» **Task material**
--- BEGIN ---

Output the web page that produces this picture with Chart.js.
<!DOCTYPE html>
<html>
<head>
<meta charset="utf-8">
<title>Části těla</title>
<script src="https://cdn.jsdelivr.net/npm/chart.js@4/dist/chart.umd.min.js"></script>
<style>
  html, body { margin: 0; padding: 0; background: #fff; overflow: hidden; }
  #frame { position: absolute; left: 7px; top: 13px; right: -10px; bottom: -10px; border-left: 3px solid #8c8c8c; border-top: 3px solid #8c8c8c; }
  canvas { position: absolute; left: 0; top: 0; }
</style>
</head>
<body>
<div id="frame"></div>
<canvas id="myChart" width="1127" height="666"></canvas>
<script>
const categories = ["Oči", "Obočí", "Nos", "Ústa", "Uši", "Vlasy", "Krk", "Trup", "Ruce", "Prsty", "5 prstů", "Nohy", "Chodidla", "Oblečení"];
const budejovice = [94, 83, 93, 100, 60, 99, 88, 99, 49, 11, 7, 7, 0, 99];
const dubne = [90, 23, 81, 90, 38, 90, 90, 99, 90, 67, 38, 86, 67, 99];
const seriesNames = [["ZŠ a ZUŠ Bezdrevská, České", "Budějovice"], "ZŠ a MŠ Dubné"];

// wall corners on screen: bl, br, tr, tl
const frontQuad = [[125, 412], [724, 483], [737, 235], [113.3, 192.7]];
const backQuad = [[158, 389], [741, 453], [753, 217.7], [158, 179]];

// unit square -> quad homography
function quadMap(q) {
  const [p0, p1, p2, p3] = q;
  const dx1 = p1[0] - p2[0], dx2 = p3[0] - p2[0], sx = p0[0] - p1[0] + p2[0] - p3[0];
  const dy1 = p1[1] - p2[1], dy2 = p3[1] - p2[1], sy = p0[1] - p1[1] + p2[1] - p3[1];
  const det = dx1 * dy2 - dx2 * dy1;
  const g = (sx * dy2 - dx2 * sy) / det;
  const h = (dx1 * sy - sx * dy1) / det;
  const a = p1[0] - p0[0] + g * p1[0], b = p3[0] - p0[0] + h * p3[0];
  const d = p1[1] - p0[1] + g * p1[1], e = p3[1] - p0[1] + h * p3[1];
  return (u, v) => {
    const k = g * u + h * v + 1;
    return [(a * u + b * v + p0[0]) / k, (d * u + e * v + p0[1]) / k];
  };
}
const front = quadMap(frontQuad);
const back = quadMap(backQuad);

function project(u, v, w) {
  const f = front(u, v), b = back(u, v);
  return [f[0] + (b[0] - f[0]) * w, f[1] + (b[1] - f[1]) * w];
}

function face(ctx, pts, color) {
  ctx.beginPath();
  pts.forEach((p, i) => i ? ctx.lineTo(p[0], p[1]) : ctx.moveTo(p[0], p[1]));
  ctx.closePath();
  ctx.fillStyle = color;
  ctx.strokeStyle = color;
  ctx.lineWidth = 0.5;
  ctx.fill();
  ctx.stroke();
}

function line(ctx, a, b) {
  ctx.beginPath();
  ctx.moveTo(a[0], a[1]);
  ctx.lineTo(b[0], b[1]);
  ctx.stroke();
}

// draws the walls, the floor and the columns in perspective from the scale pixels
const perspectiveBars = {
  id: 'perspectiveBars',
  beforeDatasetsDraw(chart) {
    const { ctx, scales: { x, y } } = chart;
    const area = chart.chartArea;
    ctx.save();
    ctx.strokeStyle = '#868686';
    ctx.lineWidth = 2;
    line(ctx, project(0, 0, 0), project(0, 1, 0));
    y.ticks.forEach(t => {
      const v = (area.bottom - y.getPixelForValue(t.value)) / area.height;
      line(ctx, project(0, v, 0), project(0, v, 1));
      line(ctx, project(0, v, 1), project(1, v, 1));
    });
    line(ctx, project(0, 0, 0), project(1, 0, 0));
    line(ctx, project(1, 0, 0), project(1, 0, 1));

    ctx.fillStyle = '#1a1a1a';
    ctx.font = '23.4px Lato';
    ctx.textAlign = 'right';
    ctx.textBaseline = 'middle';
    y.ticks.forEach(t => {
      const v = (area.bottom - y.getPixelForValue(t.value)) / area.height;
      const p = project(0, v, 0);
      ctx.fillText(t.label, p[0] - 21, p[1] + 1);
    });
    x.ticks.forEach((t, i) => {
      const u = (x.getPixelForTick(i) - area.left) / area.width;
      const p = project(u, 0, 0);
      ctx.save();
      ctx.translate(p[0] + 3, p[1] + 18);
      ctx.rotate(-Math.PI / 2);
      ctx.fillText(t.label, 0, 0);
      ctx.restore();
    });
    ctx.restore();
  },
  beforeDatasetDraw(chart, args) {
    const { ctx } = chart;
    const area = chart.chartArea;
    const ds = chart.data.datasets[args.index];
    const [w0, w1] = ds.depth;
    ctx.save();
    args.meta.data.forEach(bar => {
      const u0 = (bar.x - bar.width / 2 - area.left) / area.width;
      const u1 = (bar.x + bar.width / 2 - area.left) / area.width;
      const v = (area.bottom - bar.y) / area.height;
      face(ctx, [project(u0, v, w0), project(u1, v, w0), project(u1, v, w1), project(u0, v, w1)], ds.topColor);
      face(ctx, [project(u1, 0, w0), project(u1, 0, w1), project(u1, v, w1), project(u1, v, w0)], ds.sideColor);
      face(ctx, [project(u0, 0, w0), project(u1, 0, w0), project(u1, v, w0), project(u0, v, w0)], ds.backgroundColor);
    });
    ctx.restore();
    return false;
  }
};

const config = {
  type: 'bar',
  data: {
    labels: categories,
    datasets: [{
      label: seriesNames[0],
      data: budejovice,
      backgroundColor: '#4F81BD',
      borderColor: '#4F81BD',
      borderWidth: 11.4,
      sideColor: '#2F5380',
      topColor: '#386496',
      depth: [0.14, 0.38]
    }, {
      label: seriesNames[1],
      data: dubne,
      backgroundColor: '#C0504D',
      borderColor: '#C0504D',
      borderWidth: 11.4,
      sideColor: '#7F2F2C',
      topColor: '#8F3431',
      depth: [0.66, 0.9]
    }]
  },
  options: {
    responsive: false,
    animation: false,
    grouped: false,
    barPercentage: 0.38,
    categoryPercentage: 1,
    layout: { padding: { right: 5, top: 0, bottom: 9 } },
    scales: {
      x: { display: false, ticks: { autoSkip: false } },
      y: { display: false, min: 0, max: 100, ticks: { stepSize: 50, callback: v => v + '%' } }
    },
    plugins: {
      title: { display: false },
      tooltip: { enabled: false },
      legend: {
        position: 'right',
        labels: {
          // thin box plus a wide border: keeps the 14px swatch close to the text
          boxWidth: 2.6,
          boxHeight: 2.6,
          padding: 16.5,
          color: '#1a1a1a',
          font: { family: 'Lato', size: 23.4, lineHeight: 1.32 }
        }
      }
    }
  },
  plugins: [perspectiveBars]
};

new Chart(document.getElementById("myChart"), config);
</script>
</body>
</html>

--- END ---
--- BEGIN ---

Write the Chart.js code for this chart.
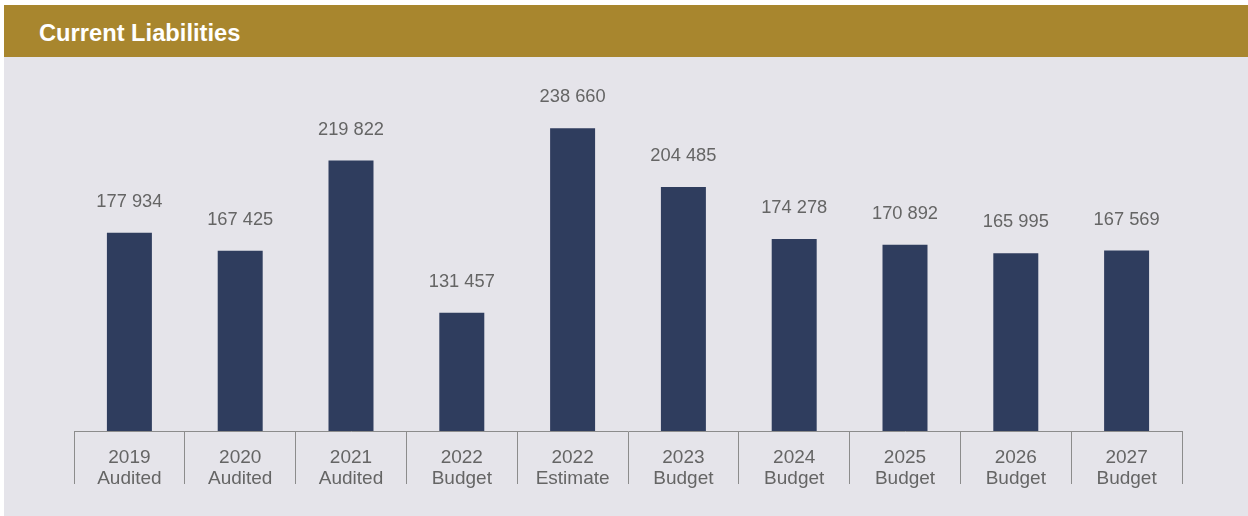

--- END ---

» **Job**
From the line with "Output the web" through the line with "217.7], [158, 179]];", set down every line exactly and nothing besides.

» **In response**
Output the web page that produces this picture with Chart.js.
<!DOCTYPE html>
<html>
<head>
<meta charset="utf-8">
<title>Části těla</title>
<script src="https://cdn.jsdelivr.net/npm/chart.js@4/dist/chart.umd.min.js"></script>
<style>
  html, body { margin: 0; padding: 0; background: #fff; overflow: hidden; }
  #frame { position: absolute; left: 7px; top: 13px; right: -10px; bottom: -10px; border-left: 3px solid #8c8c8c; border-top: 3px solid #8c8c8c; }
  canvas { position: absolute; left: 0; top: 0; }
</style>
</head>
<body>
<div id="frame"></div>
<canvas id="myChart" width="1127" height="666"></canvas>
<script>
const categories = ["Oči", "Obočí", "Nos", "Ústa", "Uši", "Vlasy", "Krk", "Trup", "Ruce", "Prsty", "5 prstů", "Nohy", "Chodidla", "Oblečení"];
const budejovice = [94, 83, 93, 100, 60, 99, 88, 99, 49, 11, 7, 7, 0, 99];
const dubne = [90, 23, 81, 90, 38, 90, 90, 99, 90, 67, 38, 86, 67, 99];
const seriesNames = [["ZŠ a ZUŠ Bezdrevská, České", "Budějovice"], "ZŠ a MŠ Dubné"];

// wall corners on screen: bl, br, tr, tl
const frontQuad = [[125, 412], [724, 483], [737, 235], [113.3, 192.7]];
const backQuad = [[158, 389], [741, 453], [753, 217.7], [158, 179]];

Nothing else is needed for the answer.